_What to do_
Pictures aside, quote the whole listing exactly.

_Provided material_
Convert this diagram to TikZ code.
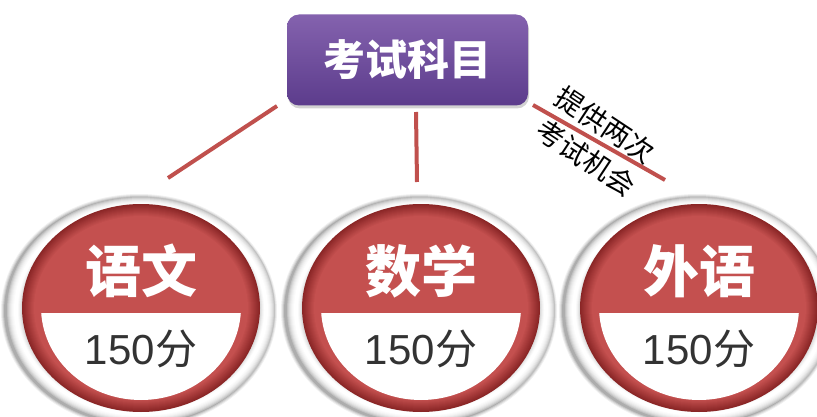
\documentclass[tikz,border=0pt]{standalone}
\usepackage{fontspec}
\setmainfont{Liberation Sans}
\newfontfamily\cjk{Noto Sans CJK SC}
\usetikzlibrary{shadows}
\definecolor{purpTop}{HTML}{8462AE}
\definecolor{purpBot}{HTML}{5C3C8C}
\definecolor{redA}{HTML}{C4504F}
\definecolor{redB}{HTML}{8A2626}
\definecolor{lineRed}{HTML}{C0504D}
\definecolor{ringG}{HTML}{9A9A9A}
\definecolor{scoreC}{HTML}{333333}
\tikzset{
  titlebox/.style={rounded corners=12pt, minimum width=241pt, minimum height=91pt,
    top color=purpTop, bottom color=purpBot, text=white,
    font=\cjk\bfseries\fontsize{42}{50}\selectfont,
    drop shadow={opacity=0.35, shadow xshift=1pt, shadow yshift=-3pt}},
  subj/.style={text=white, font=\cjk\bfseries\fontsize{56}{64}\selectfont, inner sep=0pt},
  score/.style={text=scoreC, font=\fontsize{42}{50}\selectfont, inner sep=0pt},
  note/.style={font=\cjk\fontsize{28}{32}\selectfont, inner sep=0pt, rotate=-33.5},
  conn/.style={draw=lineRed, line width=4pt},
}
\begin{document}
\begin{tikzpicture}[x=1pt, y=-1pt]
\useasboundingbox (0,0) rectangle (817,417);
\fill[white] (0,0) rectangle (817,417);
% circles
\foreach \cx/\a/\n in {141/语文/1, 421/数学/2, 699/外语/3} {
  % soft outer shadow
  \foreach \d/\o in {4/0.06, 3/0.08, 2/0.10, 1/0.12} {
    \fill[black, opacity=\o] (\cx-2,311) ellipse [x radius=134+\d, y radius=113+\d];
  }
  % ring
  \foreach \d/\g in {0/60, 1/45, 2/32, 3/22, 4/14, 5/8, 6/4, 7/0, 10/0, 11/6, 12/14, 13/24, 14/36} {
    \fill[fill=ringG!\g!white] (\cx,310) ellipse [x radius=134-\d, y radius=113-\d];
  }
  % red disc with inner shadow
  \foreach \i in {0,...,12} {
    \pgfmathtruncatemacro{\pp}{\i*100/12}
    \fill[redA!\pp!redB] (\cx,308) ellipse [x radius=119-\i, y radius=104-\i];
  }
  \begin{scope}
    \clip (\cx-130,313) rectangle (\cx+130,420);
    \fill[white] (\cx,307) ellipse [x radius=100, y radius=93];
  \end{scope}
  \node[subj] (s\n) at (\cx,271) {\a};
  \node[score] (p\n) at (\cx,349) {150{\cjk 分}};
}
% title
\node[titlebox] (t) at (407.5,60) {考试科目};
% connectors
\coordinate (la) at (277,106);
\coordinate (lb) at (168,178);
\coordinate (ma) at (416,112);
\coordinate (mb) at (417,182);
\coordinate (ra) at (533,105);
\coordinate (rb) at (665,180);
\draw[conn] (la) -- (lb);
\draw[conn] (ma) -- (mb);
\draw[conn] (ra) -- (rb);
% note
\node[note] (n1) at (605,125) {提供两次};
\node[note] (n2) at (586,158) {考试机会};
\end{tikzpicture}
\end{document}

_Task response_
Convert this diagram to TikZ code.
\documentclass[tikz,border=0pt]{standalone}
\usepackage{fontspec}
\setmainfont{Liberation Sans}
\newfontfamily\cjk{Noto Sans CJK SC}
\usetikzlibrary{shadows}
\definecolor{purpTop}{HTML}{8462AE}
\definecolor{purpBot}{HTML}{5C3C8C}
\definecolor{redA}{HTML}{C4504F}
\definecolor{redB}{HTML}{8A2626}
\definecolor{lineRed}{HTML}{C0504D}
\definecolor{ringG}{HTML}{9A9A9A}
\definecolor{scoreC}{HTML}{333333}
\tikzset{
  titlebox/.style={rounded corners=12pt, minimum width=241pt, minimum height=91pt,
    top color=purpTop, bottom color=purpBot, text=white,
    font=\cjk\bfseries\fontsize{42}{50}\selectfont,
    drop shadow={opacity=0.35, shadow xshift=1pt, shadow yshift=-3pt}},
  subj/.style={text=white, font=\cjk\bfseries\fontsize{56}{64}\selectfont, inner sep=0pt},
  score/.style={text=scoreC, font=\fontsize{42}{50}\selectfont, inner sep=0pt},
  note/.style={font=\cjk\fontsize{28}{32}\selectfont, inner sep=0pt, rotate=-33.5},
  conn/.style={draw=lineRed, line width=4pt},
}
\begin{document}
\begin{tikzpicture}[x=1pt, y=-1pt]
\useasboundingbox (0,0) rectangle (817,417);
\fill[white] (0,0) rectangle (817,417);
% circles
\foreach \cx/\a/\n in {141/语文/1, 421/数学/2, 699/外语/3} {
  % soft outer shadow
  \foreach \d/\o in {4/0.06, 3/0.08, 2/0.10, 1/0.12} {
    \fill[black, opacity=\o] (\cx-2,311) ellipse [x radius=134+\d, y radius=113+\d];
  }
  % ring
  \foreach \d/\g in {0/60, 1/45, 2/32, 3/22, 4/14, 5/8, 6/4, 7/0, 10/0, 11/6, 12/14, 13/24, 14/36} {
    \fill[fill=ringG!\g!white] (\cx,310) ellipse [x radius=134-\d, y radius=113-\d];
  }
  % red disc with inner shadow
  \foreach \i in {0,...,12} {
    \pgfmathtruncatemacro{\pp}{\i*100/12}
    \fill[redA!\pp!redB] (\cx,308) ellipse [x radius=119-\i, y radius=104-\i];
  }
  \begin{scope}
    \clip (\cx-130,313) rectangle (\cx+130,420);
    \fill[white] (\cx,307) ellipse [x radius=100, y radius=93];
  \end{scope}
  \node[subj] (s\n) at (\cx,271) {\a};
  \node[score] (p\n) at (\cx,349) {150{\cjk 分}};
}
% title
\node[titlebox] (t) at (407.5,60) {考试科目};
% connectors
\coordinate (la) at (277,106);
\coordinate (lb) at (168,178);
\coordinate (ma) at (416,112);
\coordinate (mb) at (417,182);
\coordinate (ra) at (533,105);
\coordinate (rb) at (665,180);
\draw[conn] (la) -- (lb);
\draw[conn] (ma) -- (mb);
\draw[conn] (ra) -- (rb);
% note
\node[note] (n1) at (605,125) {提供两次};
\node[note] (n2) at (586,158) {考试机会};
\end{tikzpicture}
\end{document}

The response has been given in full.